Penso che, in molti casi, sia vera e giusta la seguente riflessione: «Ci si sporca le mani anche solo per poter fare un po’ di bene. Nessuno con le mani linde e senza calli ha mai fatto del bene a nessuno se non a se stesso: le mani pulite sono un peccato di omissione. E di orgoglio infernale. Sono le mani stesse di Lucifero e di tutti gli esseri crudeli, sazi e indifferenti. Quante volte, avendo avuto bisogno di aiuto per un problema concreto, chi ci ha teso una mano è stato proprio il politico sedicente “disonesto”, il maneggione? Il sedicente “onesto” a prescindere, invece, è quello che se gliela richiedi la mano se la nasconde in tasca, e dopo che in nome della sua “onestà” ti ha negato e giustificato il suo rifiuto, magari scusandosi, è lo stesso che, voltate le spalle, alza la cornetta e ti denuncia a chi di competenza. L’onesto a prescindere è un corrotto dentro, al contrario del “disonesto” a prescindere che magari “disonesto” lo è solo in superficie: è sporco del suo lavoro ingrato, restando un puro dentro. Le prostitute ci passeranno innanzi!» (A. Margheriti Mastino, “L’onestà” in politica non è cristiana: è satanica. La catastrofe dell’onestismo, e dei grillini, in “Papale-Papale.com).
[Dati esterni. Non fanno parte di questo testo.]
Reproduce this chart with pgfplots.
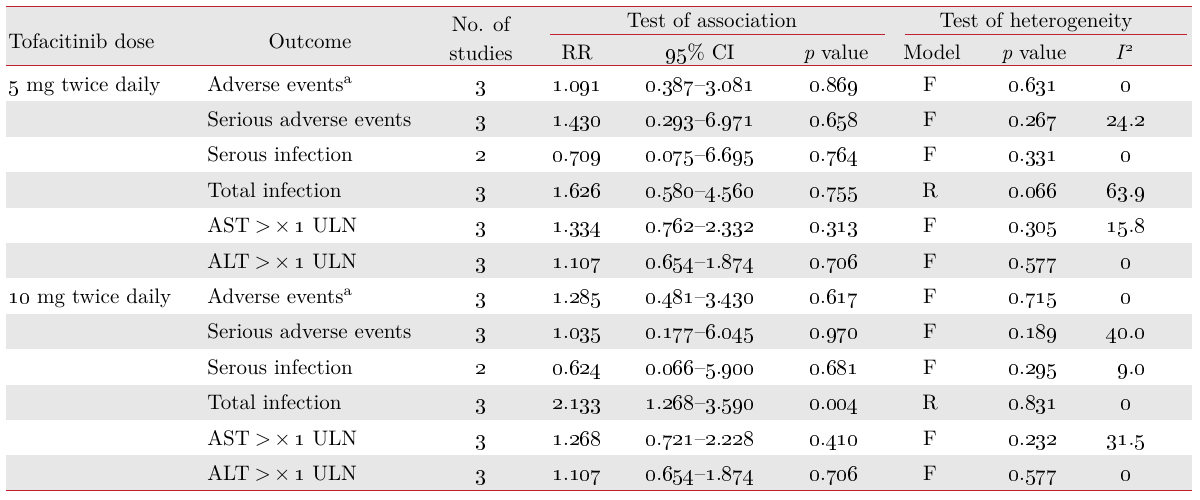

Attenzione dunque all’ipocrisia e a quelli che si sentono puri e incorruttibili senza esserlo realmente. Ricordiamoci dei moniti di Gesù ai farisei di sempre se non vogliamo essere, nella politica come nella vita, dottori di onestà più che uomini onesti, uomini con le mani pulite solo perché tenute sempre in tasca. Don Lorenzo Milani, con uno spirito provocatorio di ispirazione evangelica, poneva proprio questa domanda: «A che serve avere le mani pulite se si tengono in tasca? Ecco, occupatele».
Occupatele anche voi, signori "grillini", e vi accorgerete anche a vostre spese che l'onestà non andrà mai di moda perché essa, al pari di ogni altro valore morale non piegato a comodi o disinvolti scopi personali e di gruppo, è destinata ad esser sempre impopolare e fortemente minoritaria.